A morte da modelo Ana Carolina Reston Marcan, aos 21 anos, na semana passada, em conseqüência de anorexia nervosa, reacendeu a polêmica em torno do “padrão de beleza” ditado pela indústria da moda. O assunto não é novo, contudo cabe uma discussão: qual o papel da mídia nesse tipo de acontecimento?
Os chamados transtornos alimentares são pautas raras na imprensa. O assunto só ganha espaço se alguma celebridade é acometida ou vitimada pela bulimia ou anorexia.
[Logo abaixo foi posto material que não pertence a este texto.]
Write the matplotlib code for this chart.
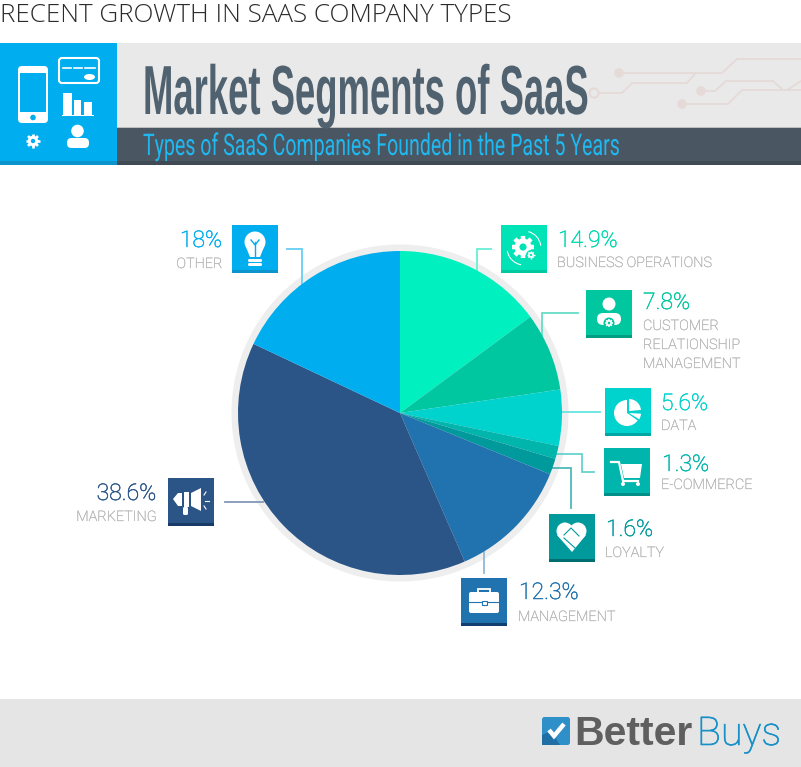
import numpy as np
import matplotlib
matplotlib.use('Agg')
import matplotlib.pyplot as plt
from matplotlib.patches import Rectangle, Circle, FancyBboxPatch, Polygon, Wedge, Ellipse
from matplotlib.patheffects import AbstractPathEffect, withStroke
from matplotlib.transforms import Affine2D

# datos del grafico, en orden horario desde arriba
segmentos = ['BUSINESS OPERATIONS', 'CUSTOMER\nRELATIONSHIP\nMANAGEMENT', 'DATA', 'E-COMMERCE',
             'LOYALTY', 'MANAGEMENT', 'MARKETING', 'OTHER']
valores = [14.9, 7.8, 5.6, 1.3, 1.6, 12.3, 38.6, 18]
etiquetas_valor = ['14.9%', '7.8%', '5.6%', '1.3%', '1.6%', '12.3%', '38.6%', '18%']
colores = ['#00F0C0', '#00C7A0', '#00D2CE', '#00B5AB', '#009A9C', '#2073AE', '#2B5587', '#00AEEF']
colores_borde = ['#00C9A0', '#009E80', '#00A6A3', '#008F88', '#006E70', '#123F70', '#173A66', '#0D94CC']
colores_guia = ['#66EFD5', '#66DCC5', '#66E4E1', '#66D3CD', '#4DB8BA', '#8FB9D7', '#8099B7', '#66CEF5']

W, H = 801, 767
plt.rcParams['font.family'] = ['Open Sans', 'DejaVu Sans']
fig = plt.figure(figsize=(W / 100, H / 100), dpi=100, facecolor='white')
ax = fig.add_axes([0, 0, 1, 1])
ax.set_xlim(0, W)
ax.set_ylim(H, 0)
ax.axis('off')


# deforma el texto, no hay fuente tan condensada instalada
class Comprimir(AbstractPathEffect):
    def __init__(self, sx, sy, x0, y0):
        super().__init__()
        self.t = Affine2D().translate(-x0, -y0).scale(sx, sy).translate(x0, y0)

    def draw_path(self, renderer, gc, tpath, affine, rgbFace=None):
        renderer.draw_path(gc, tpath, affine + self.t, rgbFace)


def texto_ajustado(x1, x2, y, s, sy=1.0, **kw):
    xc = (x1 + x2) / 2
    t = ax.text(xc, y, s, ha='center', va='baseline', **kw)
    ancho = t.get_window_extent(fig.canvas.get_renderer()).width
    t.set_path_effects([Comprimir((x2 - x1) / ancho, sy, xc, H - y)])
    return t


def rect(x, y, w, h, c, z=1):
    ax.add_patch(Rectangle((x, y), w, h, fc=c, ec='none', zorder=z))


def redondo(x, y, w, h, r, fc='white', ec='none', lw=0, z=5):
    ax.add_patch(FancyBboxPatch((x + r, y + r), w - 2 * r, h - 2 * r, boxstyle='round,pad=%g,rounding_size=%g' % (r, r),
                                fc=fc, ec=ec, lw=lw, zorder=z))


def circulo(x, y, r, c='white', z=5):
    ax.add_patch(Circle((x, y), r, fc=c, ec='none', zorder=z))


def engranaje(x, y, r, fondo, c='white', z=5):
    for a in np.arange(0, 180, 45):
        dx, dy = np.cos(np.radians(a)) * r * 1.35, np.sin(np.radians(a)) * r * 1.35
        ax.plot([x - dx, x + dx], [y - dy, y + dy], color=c, lw=r * 0.38, solid_capstyle='butt', zorder=z)
    circulo(x, y, r, c, z)
    circulo(x, y, r * 0.42, fondo, z + 0.1)


# ojo: el eje y esta invertido, los angulos de Wedge van en sentido horario
def icono_negocio(x, y, c):
    engranaje(x + 22, y + 22, 8.5, c)
    circulo(x + 30, y + 30, 5, c, 5.5)
    engranaje(x + 30, y + 30, 2.8, c, z=6)
    ax.add_patch(Wedge((x + 23, y + 23), 17.5, -75, -8, width=1.1, fc='white', ec='none', zorder=5))
    ax.add_patch(Wedge((x + 23, y + 23), 17.5, 100, 170, width=1.1, fc='white', ec='none', zorder=5))


def icono_cliente(x, y, c):
    circulo(x + 23, y + 14, 6.5)
    redondo(x + 11, y + 23, 24, 12, 6)
    circulo(x + 23, y + 33, 5.5, c, 6)
    engranaje(x + 23, y + 33, 3, c, z=7)


def icono_datos(x, y, c):
    ax.add_patch(Wedge((x + 22, y + 25), 13, 35, 270, fc='white', ec='none', zorder=5))
    ax.add_patch(Wedge((x + 24, y + 23), 12, 270, 355, fc='white', ec='none', zorder=5))
    ax.add_patch(Wedge((x + 24, y + 25), 12, 3, 32, fc='white', ec='none', zorder=5))


def icono_carro(x, y, c):
    ax.plot([x + 7, x + 15, x + 19, x + 34], [y + 14, y + 14, y + 33, y + 33], color='white', lw=1.6, zorder=5)
    ax.add_patch(Polygon([[x + 17, y + 16], [x + 38, y + 16], [x + 36, y + 30], [x + 20, y + 30]], fc='white', ec='none', zorder=5))
    circulo(x + 19, y + 36, 2)
    circulo(x + 34, y + 36, 2)


def icono_manos(x, y, c):
    circulo(x + 16, y + 17, 8.5)
    circulo(x + 29, y + 17, 8.5)
    ax.add_patch(Polygon([[x + 8, y + 21], [x + 37, y + 21], [x + 23, y + 38]], fc='white', ec='none', zorder=5))
    ax.plot([x + 15, x + 22, x + 30], [y + 21, y + 14, y + 22], color=c, lw=0.8, zorder=6)
    ax.plot([x + 15, x + 26], [y + 24, y + 34], color=c, lw=0.8, zorder=6)


def icono_maletin(x, y, c):
    redondo(x + 8, y + 14, 30, 21, 2)
    ax.add_patch(Rectangle((x + 17, y + 11), 12, 5, fc='none', ec='white', lw=1.3, zorder=5))
    ax.plot([x + 8, x + 38], [y + 24, y + 24], color=c, lw=0.8, zorder=6)
    ax.add_patch(Rectangle((x + 20.5, y + 23), 5, 4, fc='white', ec=c, lw=0.8, zorder=6))


def icono_megafono(x, y, c):
    ax.add_patch(Polygon([[x + 5, y + 21], [x + 10, y + 15], [x + 14, y + 15], [x + 14, y + 28], [x + 10, y + 28]], fc='white', ec='none', zorder=5))
    rect(x + 16, y + 14, 5, 15, 'white', 5)
    ax.add_patch(Polygon([[x + 23, y + 15], [x + 33, y + 10], [x + 33, y + 33], [x + 23, y + 28]], fc='white', ec='none', zorder=5))
    redondo(x + 15, y + 29, 5, 8, 1.5)
    for a, b, e, f in [(36, 17, 38, 14), (37, 23, 41, 23), (36, 28, 38, 31)]:
        ax.plot([x + a, x + e], [y + b, y + f], color='white', lw=0.8, zorder=5)


def icono_bombilla(x, y, c):
    circulo(x + 23, y + 17, 10.5)
    ax.add_patch(Polygon([[x + 14, y + 22], [x + 32, y + 22], [x + 28, y + 32], [x + 18, y + 32]], fc='white', ec='none', zorder=5))
    ax.plot([x + 23, x + 23], [y + 17, y + 31], color=c, lw=1, zorder=6)
    ax.plot([x + 19, x + 23, x + 27], [y + 15, y + 20, y + 15], color=c, lw=1, zorder=6)
    redondo(x + 16, y + 34, 14, 3, 1.4)
    redondo(x + 16, y + 38, 14, 3, 1.4)


# ---- cabecera
ax.text(0, 21.5, 'RECENT GROWTH IN SAAS COMPANY TYPES', fontsize=18.7, color='#2b2b2b', fontweight='light',
        family=['Open Sans Light', 'Open Sans', 'DejaVu Sans'], va='baseline', ha='left')
rect(0, 43, W, 84, '#E9E9E9')
rect(0, 127, W, 38, '#4A5763')
rect(0, 161, W, 4, '#3F4A55')
rect(117, 126.5, W, 1.2, '#BDBDBD', 2)
rect(0, 43, 117, 122, '#00AEEF', 3)
rect(0, 161, 117, 4, '#0D94CC', 3)

col_circ = '#E5DAD8'
for xs, ys in [([619, 722, 737, 801], [73, 73, 59, 59]),
               ([597, 622, 632, 687, 695], [93, 93, 83, 83, 74]),
               ([701, 715, 726, 773, 783, 801], [91, 91, 81, 81, 90, 90]),
               ([682, 728, 742, 778, 787, 801], [104, 104, 90, 90, 90, 81])]:
    ax.plot(xs, ys, color=col_circ, lw=1.3, zorder=2)
for cx, cy in [(619, 73), (701, 91), (682, 104)]:
    circulo(cx, cy, 4.8, col_circ, 2)
ax.add_patch(Circle((594, 93), 4.6, fc='#E9E9E9', ec=col_circ, lw=1.5, zorder=2))

texto_ajustado(143, 588, 114, 'Market Segments of SaaS', sy=1.25, fontsize=40, color='#50626F', fontweight='bold',
               family=['Liberation Sans Narrow', 'Liberation Sans'])
texto_ajustado(143, 620, 155, 'Types of SaaS Companies Founded in the Past 5 Years', fontsize=21.5, color='#1FB8F0',
               family=['Roboto', 'Liberation Sans'])

# iconos de la cabecera
redondo(18, 66, 30, 57, 4)
redondo(20, 73, 26, 39, 0.5, fc='#00AEEF', z=6)
circulo(33, 117.5, 2.8, '#00AEEF', 6)
redondo(59, 58, 40, 25, 3, fc='none', ec='white', lw=1.5)
ax.plot([63, 71], [68, 68], color='white', lw=1.2, zorder=5)
ax.plot([74, 82], [68, 68], color='white', lw=1.2, zorder=5)
ax.plot([85, 95], [68, 68], color='white', lw=1.2, zorder=5)
ax.add_patch(Ellipse((89.5, 77), 11, 6, fc='white', ec='none', zorder=5))
rect(63, 93, 9, 22, 'white', 5)
rect(74, 100, 7, 15, 'white', 5)
rect(84, 102, 8, 13, 'white', 5)
rect(62, 115, 32, 1, 'white', 5)
engranaje(33, 141, 5.2, '#00AEEF')
circulo(77.5, 131, 6.3)
redondo(67, 138, 22, 10, 4.5)

# ---- pie
circulo(400, 413, 168.5, '#EEEEEE', 1)
R = 162
ax_pie = fig.add_axes([(400 - R) / W, 1 - (413 + R) / H, 2 * R / W, 2 * R / H])
ax_pie.pie(valores, colors=colores, startangle=90, counterclock=False, radius=1)
ax_pie.set_xlim(-1, 1)
ax_pie.set_ylim(-1, 1)
ax_pie.patch.set_alpha(0)

# ---- cajas, guias y etiquetas
cajas = [(501, 225), (586, 290), (605, 388), (604, 448), (549, 514), (461, 578), (168, 478), (232, 225)]
iconos = [icono_negocio, icono_cliente, icono_datos, icono_carro, icono_manos, icono_maletin, icono_megafono, icono_bombilla]
guias = [([491, 477, 477], [249, 249, 270]),
         ([578, 542, 542], [313, 313, 335]),
         ([562, 600], [412, 412]),
         ([557, 582, 582, 594], [454, 454, 472, 472]),
         ([552, 571, 571], [468, 468, 508]),
         ([484, 484], [552, 573]),
         ([225, 263], [502, 502]),
         ([287, 302, 302], [249, 249, 285])]
pos_valor = [(558, 247), (643, 309), (661, 410), (662, 471), (606, 536), (519, 599), (156, 500), (222, 247)]
pos_nombre = [(557, 267), (643, 330), (661, 430), (661, 489), (605, 557), (518, 621), (156, 521), (222, 268)]

for i in range(len(segmentos)):
    x, y = cajas[i]
    rect(x, y, 46, 48, colores[i] if i != 0 else '#00E3B6', 3)
    rect(x, y + 45, 46, 3, colores_borde[i], 4)
    iconos[i](x, y, colores[i] if i != 0 else '#00E3B6')
    ax.plot(guias[i][0], guias[i][1], color=colores_guia[i], lw=1.3, zorder=2, solid_joinstyle='miter')
    ha = 'right' if pos_valor[i][0] < 300 else 'left'
    col_txt = colores[i] if i != 0 else '#00D9AE'
    ax.text(pos_valor[i][0], pos_valor[i][1], etiquetas_valor[i], fontsize=16.5, color=col_txt,
            ha=ha, va='baseline', family=['Roboto', 'DejaVu Sans'], fontweight='light',
            path_effects=[withStroke(linewidth=0.35, foreground=col_txt)])
    yn = pos_nombre[i][1]
    for linea in segmentos[i].split('\n'):
        ax.text(pos_nombre[i][0], yn, linea, fontsize=10.4, color='#B4B4B4', ha=ha, va='baseline',
                family=['Roboto', 'DejaVu Sans'], fontweight='light',
                path_effects=[withStroke(linewidth=0.2, foreground='#B4B4B4')])
        yn += 19

# ---- pie de pagina
rect(0, 699, W, 68, '#E5E5E5')
redondo(542, 717, 28, 28, 2.5, fc='#2F8FC8', z=3)
ax.add_patch(Polygon([[542, 745], [542, 735], [551, 731], [560, 745]], fc='#1F6FA6', ec='none', zorder=4))
ax.plot([549, 554, 564], [730, 736, 724], color='white', lw=3.2, zorder=5, solid_capstyle='butt', solid_joinstyle='miter')
ax.text(574, 745, 'Better', fontsize=29.5, color='#5F5F5F', fontweight='bold', family=['Liberation Sans'], va='baseline')
ax.text(697, 745, 'Buys', fontsize=28.5, color='#1590C8', fontweight='light', family=['Roboto', 'Liberation Sans'], va='baseline',
        path_effects=[withStroke(linewidth=0.4, foreground='#1590C8')])

fig.savefig('out.png', dpi=100, facecolor='white')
A mídia faz o seu “show” e isto volta a dormitar em alguma gaveta das redações até a próxima fatalidade.
Em abril de 2005, o Dr. Drauzio Varella discutiu a questão num programa veiculado na TV Globo. Ele narrou uma história típica: “Uma legião de meninas aprende, desde cedo, que ser magra é ser bonita. E, quanto mais magra, mais bonita. Com certeza você já viu Jeisa Chiminazzo. Ela está em várias revistas de moda, no mundo inteiro. É uma modelo de sucesso. Começou a trabalhar aos 13 anos. E hoje, com 19, pode estar no Brasil, em Paris, Tóquio, Milão ou Nova York, onde mora”.
O médico calculou o Índice de Massa Corporal (IMC = peso dividido pela altura ao quadrado) de Jeisa e diagnosticou: a modelo estava com IMC 15,32 (48kg e 1,77m de altura), um quadro de subnutrição preocupante. As pessoas consideradas “saudáveis” têm um IMC que varia entre 18,5 e 24,9. Ou seja, abaixo de 18,5 de IMC já caracteriza subnutrição – com sérios riscos à saúde.
Para se “dar bem” no mundo da moda, as meninas devem ter mais de 1,70m de altura e menos de 90cm de largura de quadril. Ou seja, uma modelo com 1,80m de altura deve vestir, no limite, uma calça tamanho 36. Na reportagem publicada no AN (20/11/06) o dono da agência Mega, Eli Haddid, é taxativo: “Esse é o perfil da passarela e, se a modelo engordar, não tem jeito, ela não desfila”.
No “mercado” a polêmica também está posta. De um lado, as profissionais indicam que o problema é grave. “Não foi uma coisa isolada. Existem muito mais modelos com distúrbios alimentares sérios do que a gente imagina”, confessou a top Isabella Fiorentino. Os empresários do setor negam. A diretora da agência Elite, Adriana Leite, diz candidamente que “a responsabilidade é muito mais da família”.
A mensagem de Amélia Artes, publicada na coluna de Marcelo Beraba (Folha de S. Paulo, 19/11/06), dá uma boa pista ao debate: “Toda mídia tem falado da morte da modelo por anorexia. Tirando a lamentável perda de alguém tão jovem, vejo muita hipocrisia na cobertura. Até que ponto a imprensa não ajuda na produção dessas pessoas? Vou explicar: várias vezes recebi, junto com o meu jornal, um encarte de moda. No último que recebi, alguns meses atrás, as modelos eram tão magras que mais pareciam estar na sala de espera de uma clínica para atendimento de anorexia. Vocês valorizam esses ‘modelos de beleza’, ‘vendem’ esses produtos e depois se dizem chocados! Por que não boicotar esse tipo de exploração da magreza humana?”.
Frente ao ditame da indústria da moda, a imprensa tem se comportado, em geral, de forma acrítica, mais preocupada em vender os seus produtos do que em apurar, informar e esclarecer à sociedade. A mídia assimila, por pragmatismo comercial, o “padrão” (muito explorado nas “fashion weeks”) e supervaloriza um ideal de beleza “incompatível com a vida”, na visão precisa do Dr. Varella.
Samuel Lima é doutor em mídia e teoria do conhecimento pela UFSC e coordenador do curso de jornalismo do Bom Jesus/ Ielusc.